People participate during a demonstration against public transit fare hikes in Santiago, capital of Chile, on October 20, 2019. (Xinhua/Jorge Villegas)
Chile on Sunday extended a state of emergency to regions swept by violent protests, which caused at least three deaths and 716 arrests, authorities said.
The protests, sparked by public transit fare hikes, began in the capital and spread to other regions across the country. The state of emergency is in effect in the capital and other regions of Coquimbo, Valparaiso and Metropolitana.
Chilean President Sebastian Pinera on Friday declared a state of emergency in Santiago, as protesters set metro stations on fire.

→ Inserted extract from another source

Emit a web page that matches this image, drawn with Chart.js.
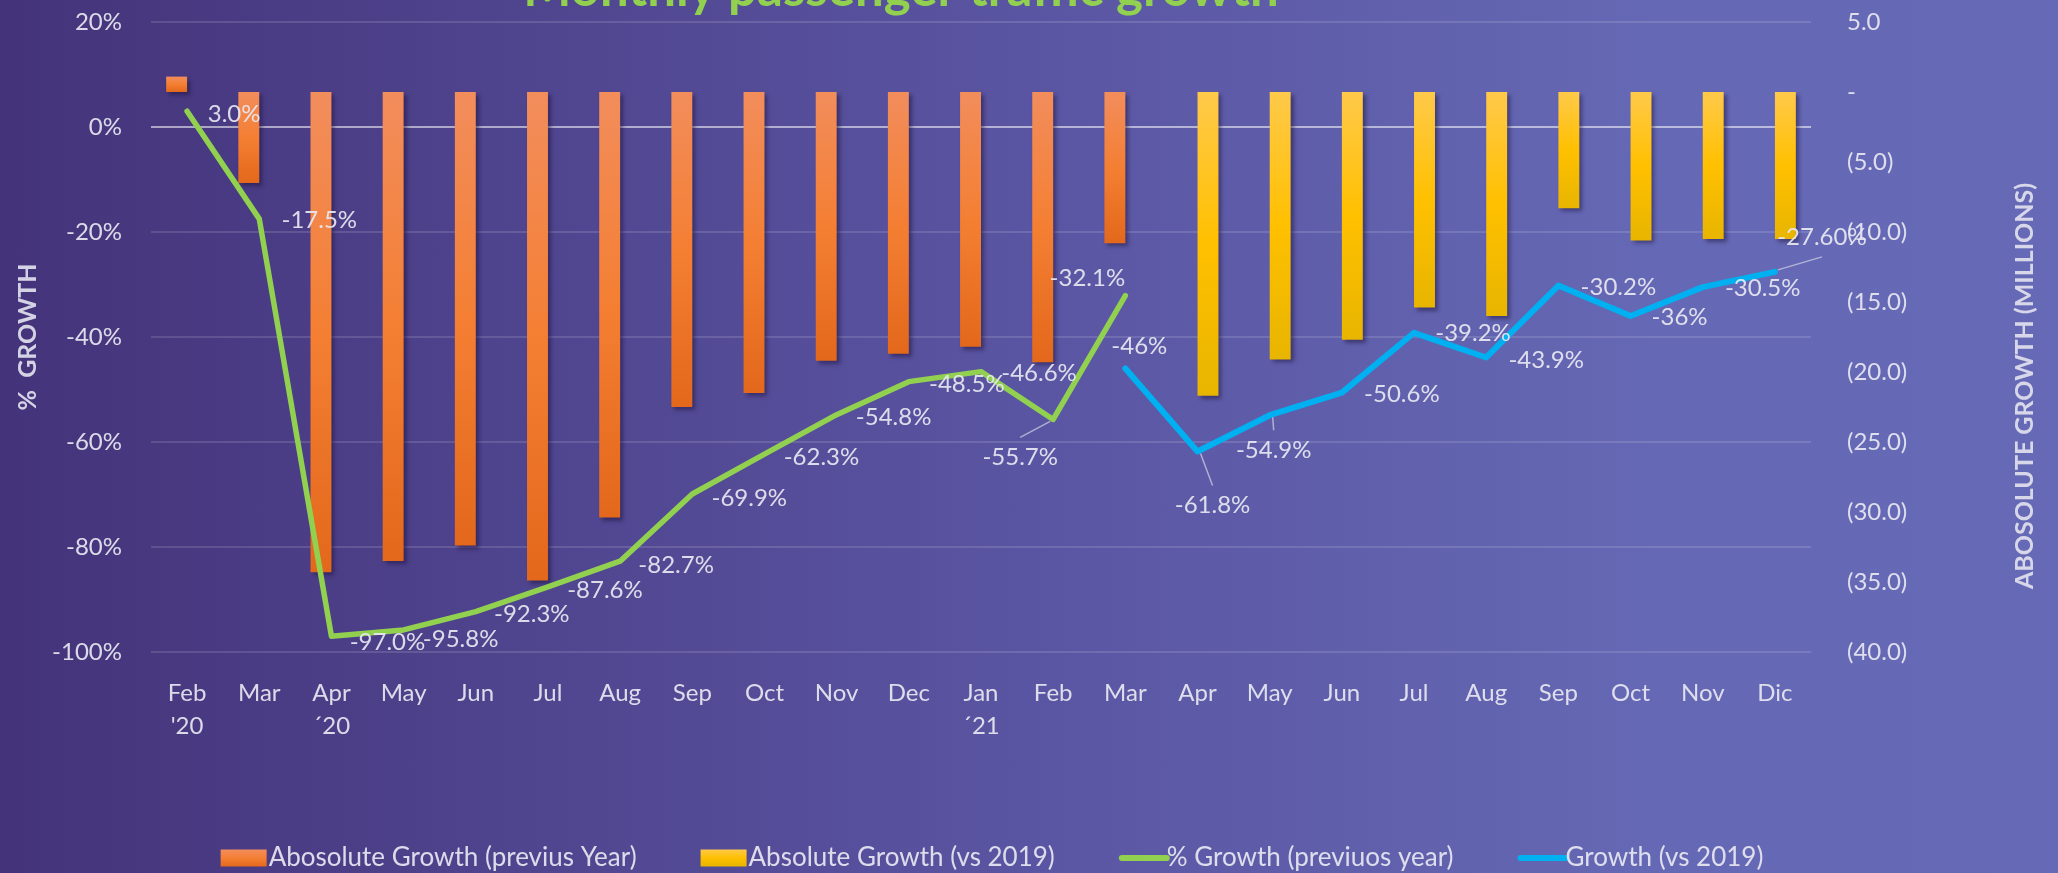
<!DOCTYPE html>
<html>
<head>
<meta charset="utf-8">
<script src="https://cdn.jsdelivr.net/npm/chart.js@4.4.0/dist/chart.umd.min.js"></script>
<style>
    html, body { margin: 0; padding: 0; }
    #wrap {
        position: relative;
        width: 2058px;
        height: 873px;
        background: linear-gradient(to right, #44337a 0%, #5a55a2 50%, #6568b4 80%, #6669b5 100%);
    }
</style>
</head>
<body>
<div id="wrap"><canvas id="graficoTrafego"></canvas></div>
<script>
// dados

const meses = [['Feb', "'20"], 'Mar', ['Apr', '´20'], 'May', 'Jun', 'Jul', 'Aug', 'Sep', 'Oct', 'Nov', 'Dec', ['Jan', '´21'], 'Feb', 'Mar', 'Apr', 'May', 'Jun', 'Jul', 'Aug', 'Sep', 'Oct', 'Nov', 'Dic']

const absPrevio = [1.1, -6.5, -34.3, -33.5, -32.4, -34.9, -30.4, -22.5, -21.5, -19.2, -18.7, -18.2, -19.3, -10.8, null, null, null, null, null, null, null, null, null]
const abs2019 = [null, null, null, null, null, null, null, null, null, null, null, null, null, null, -21.7, -19.1, -17.7, -15.4, -16.0, -8.3, -10.6, -10.5, -10.5]

const pctPrevio = [3.0, -17.5, -97.0, -95.8, -92.3, -87.6, -82.7, -69.9, -62.3, -54.8, -48.5, -46.6, -55.7, -32.1, null, null, null, null, null, null, null, null, null]
const pct2019 = [null, null, null, null, null, null, null, null, null, null, null, null, null, -46, -61.8, -54.9, -50.6, -39.2, -43.9, -30.2, -36, -30.5, -27.6]

const txtPrevio = ['3.0%', '-17.5%', '-97.0%', '-95.8%', '-92.3%', '-87.6%', '-82.7%', '-69.9%', '-62.3%', '-54.8%', '-48.5%', '-46.6%', '-55.7%', '-32.1%']
const txt2019 = {13: '-46%', 14: '-61.8%', 15: '-54.9%', 16: '-50.6%', 17: '-39.2%', 18: '-43.9%', 19: '-30.2%', 20: '-36%', 21: '-30.5%', 22: '-27.60%'}

const legendas = ['Abosolute Growth (previus Year)', 'Absolute Growth (vs 2019)', '% Growth (previuos year)', 'Growth (vs 2019)']

// posicao dos rotulos (dx, dy em px, relativo ao ponto) e linha guia
const offPrevio = {0: [47, 3], 1: [60, 1], 2: [56, 6], 3: [57, 9], 4: [56, 3], 5: [57, 3], 6: [56, 4], 7: [57, 4], 8: [57, 3], 9: [57, 3], 10: [58, 3], 11: [58, 2], 12: [-33, 38, 1], 13: [-38, -17]}
const off2019 = {13: [14, -22], 14: [15, 54, 1], 15: [4, 35, 1], 16: [60, 2], 17: [59, 0], 18: [60, 3], 19: [60, 2], 20: [49, 1], 21: [60, 1], 22: [47, -35, 1]}

const FONTE = 'Lato, "Open Sans", sans-serif'
const corTexto = 'rgba(232,232,242,0.92)'
const VERDE = '#92d050'
const AZUL = '#00b0f0'

Chart.defaults.font.family = FONTE
Chart.defaults.font.size = 24
Chart.defaults.color = corTexto

function gradBarra(context, cores) {
    const chart = context.chart
    const area = chart.chartArea
    if (!area || context.raw == null) return cores[1]
    const esc = chart.scales.y2
    const y0 = esc.getPixelForValue(0)
    const y1 = esc.getPixelForValue(context.raw)
    if (Math.abs(y1 - y0) < 1) return cores[1]
    const g = chart.ctx.createLinearGradient(0, Math.min(y0, y1), 0, Math.max(y0, y1))
    g.addColorStop(0, cores[0])
    g.addColorStop(0.5, cores[1])
    g.addColorStop(1, cores[2])
    return g
}

const corLaranja = ['#f28d5c', '#f47f33', '#e3681b']
const corAmarelo = ['#ffc94a', '#ffc000', '#e8b500']

// sombra das barras
const sombraPlugin = {
    id: 'sombra',
    beforeDatasetDraw(chart, args) {
        const ctx = chart.ctx
        ctx.save()
        if (chart.data.datasets[args.index].type === 'bar') {
            ctx.shadowColor = 'rgba(20,10,50,0.45)'
            ctx.shadowBlur = 4
            ctx.shadowOffsetX = 3
            ctx.shadowOffsetY = 3
        }
    },
    afterDatasetDraw(chart) {
        chart.ctx.restore()
    }
}

// rotulos das linhas
const rotulosPlugin = {
    id: 'rotulos',
    afterDatasetsDraw(chart) {
        const ctx = chart.ctx
        const desenha = (dsIndex, textos, offs) => {
            const meta = chart.getDatasetMeta(dsIndex)
            ctx.save()
            ctx.font = '24px ' + FONTE
            ctx.fillStyle = corTexto
            ctx.textAlign = 'center'
            ctx.textBaseline = 'middle'
            for (const i in offs) {
                const p = meta.data[i]
                const o = offs[i]
                if (!p || textos[i] == null) continue
                const cx = p.x + o[0]
                const cy = p.y + o[1]
                if (o[2]) {
                    ctx.strokeStyle = 'rgba(205,205,225,0.75)'
                    ctx.lineWidth = 1.5
                    ctx.beginPath()
                    ctx.moveTo(p.x + Math.sign(o[0]) * 3, p.y + Math.sign(o[1]) * 2)
                    ctx.lineTo(cx, cy - Math.sign(o[1]) * 20)
                    ctx.stroke()
                }
                ctx.fillText(textos[i], cx, cy)
            }
            ctx.restore()
        }
        desenha(2, txtPrevio, offPrevio)
        desenha(3, txt2019, off2019)
    }
}

// titulo, titulos dos eixos e legenda
const extrasPlugin = {
    id: 'extras',
    afterDraw(chart) {
        const ctx = chart.ctx
        const area = chart.chartArea
        ctx.save()

        ctx.font = 'bold 51px ' + FONTE
        ctx.fillStyle = VERDE
        ctx.textAlign = 'center'
        ctx.textBaseline = 'alphabetic'
        ctx.fillText('Monthly passenger traffic growth', 901, 6)

        ctx.font = 'bold 25px ' + FONTE
        ctx.fillStyle = 'rgba(225,225,238,0.92)'
        ctx.textBaseline = 'middle'
        ctx.save()
        ctx.translate(28, (area.top + area.bottom) / 2)
        ctx.rotate(-Math.PI / 2)
        ctx.fillText('%  GROWTH', 0, 0)
        ctx.restore()
        ctx.save()
        ctx.translate(2025, 386)
        ctx.rotate(-Math.PI / 2)
        ctx.fillText('ABOSOLUTE GROWTH (MILLIONS)', 0, 0)
        ctx.restore()

        // legenda
        ctx.font = '26px ' + FONTE
        ctx.textAlign = 'left'
        const yLeg = 858
        const caixa = 46
        const gap = 64
        let total = 0
        legendas.forEach((t, i) => {
            total += caixa + 2 + ctx.measureText(t).width + (i < legendas.length - 1 ? gap : 0)
        })
        let x = 992 - total / 2
        legendas.forEach((t, i) => {
            if (i < 2) {
                const cores = i === 0 ? corLaranja : corAmarelo
                const g = ctx.createLinearGradient(0, yLeg - 8.5, 0, yLeg + 8.5)
                g.addColorStop(0, cores[0])
                g.addColorStop(0.5, cores[1])
                g.addColorStop(1, cores[2])
                ctx.fillStyle = g
                ctx.fillRect(x, yLeg - 8.5, caixa, 17)
            } else {
                ctx.strokeStyle = i === 2 ? VERDE : AZUL
                ctx.lineWidth = 6
                ctx.lineCap = 'round'
                ctx.beginPath()
                ctx.moveTo(x + 3, yLeg)
                ctx.lineTo(x + caixa + 2, yLeg)
                ctx.stroke()
            }
            ctx.fillStyle = corTexto
            ctx.fillText(t, x + caixa + 2, yLeg)
            x += caixa + 2 + ctx.measureText(t).width + gap
        })
        ctx.restore()
    }
}

const ctx = document.getElementById('graficoTrafego')

const myChart = new Chart(ctx, {
    type: 'bar',
    data: {
        labels: meses,
        datasets: [
            {
                type: 'bar',
                label: legendas[0],
                data: absPrevio,
                yAxisID: 'y2',
                backgroundColor: c => gradBarra(c, corLaranja),
                borderWidth: 0,
                categoryPercentage: 0.58,
                barPercentage: 1,
                order: 2
            },
            {
                type: 'bar',
                label: legendas[1],
                data: abs2019,
                yAxisID: 'y2',
                backgroundColor: c => gradBarra(c, corAmarelo),
                borderWidth: 0,
                categoryPercentage: 0.58,
                barPercentage: 1,
                order: 2
            },
            {
                type: 'line',
                label: legendas[2],
                data: pctPrevio,
                yAxisID: 'y',
                borderColor: VERDE,
                backgroundColor: VERDE,
                borderWidth: 5.5,
                borderJoinStyle: 'round',
                borderCapStyle: 'round',
                pointRadius: 0,
                tension: 0,
                spanGaps: false,
                order: 1
            },
            {
                type: 'line',
                label: legendas[3],
                data: pct2019,
                yAxisID: 'y',
                borderColor: AZUL,
                backgroundColor: AZUL,
                borderWidth: 6,
                borderJoinStyle: 'round',
                borderCapStyle: 'round',
                pointRadius: 0,
                tension: 0,
                spanGaps: false,
                order: 1
            }
        ]
    },
    options: {
        responsive: true,
        maintainAspectRatio: false,
        animation: false,
        layout: { padding: { top: 22, left: 0, right: 0, bottom: 0 } },
        plugins: {
            legend: { display: false },
            title: { display: false },
            tooltip: { enabled: false }
        },
        scales: {
            x: {
                grid: { display: false },
                border: { display: false },
                ticks: {
                    autoSkip: false,
                    maxRotation: 0,
                    padding: 17,
                    font: { size: 24, lineHeight: 1.375 }
                },
                afterFit: s => { s.height = 221 }
            },
            y: {
                position: 'left',
                min: -100,
                max: 20,
                border: { display: false },
                grid: {
                    drawTicks: true,
                    tickLength: 29,
                    tickColor: 'rgba(0,0,0,0)',
                    lineWidth: 2,
                    color: c => c.tick && c.tick.value === 0 ? 'rgba(255,255,255,0.55)' : 'rgba(255,255,255,0.13)'
                },
                ticks: {
                    stepSize: 20,
                    padding: 0,
                    callback: v => v + '%'
                },
                afterFit: s => { s.width = 151 }
            },
            y2: {
                position: 'right',
                min: -40,
                max: 5,
                border: { display: false },
                grid: { display: false, drawTicks: true, tickLength: 36 },
                ticks: {
                    stepSize: 5,
                    padding: 0,
                    callback: v => v === 0 ? '-' : (v < 0 ? '(' + Math.abs(v).toFixed(1) + ')' : v.toFixed(1))
                },
                afterFit: s => { s.width = 247 }
            }
        }
    },
    plugins: [sombraPlugin, rotulosPlugin, extrasPlugin]
})
</script>
</body>
</html>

According to a government report, two women died on Saturday when a supermarket was sacked and set on fire in the San Bernardo district of Santiago. The third victim died hours later with no details provided.
Also, two protesters were shot by soldiers at a military checkpoint and are reportedly in serious condition.
Another 15 civilians and 61 police officers have been injured nationwide in the demonstrations.
Fires and damage were reported at scores of metro stations in Santiago, and several schools suspended classes for Monday. People were lined up in front of gas stations to have their tanks filled up for the coming work week.
Chilean Minister of National Defense Javier Iturriaga said on Saturday that "there is a lot of work to do" before Monday so that "everyone can return to work and continue with their normal lives."
The protests started after the government raised Santiago's Metro fare during peak time from 800 to 830 Chilean pesos (from 1.13 to 1.17 U.S. dollars) on Oct. 6.
In the wake of the violence, Pinera announced late Saturday the "suspension" of the fare hike, according to the daily El Mercurio.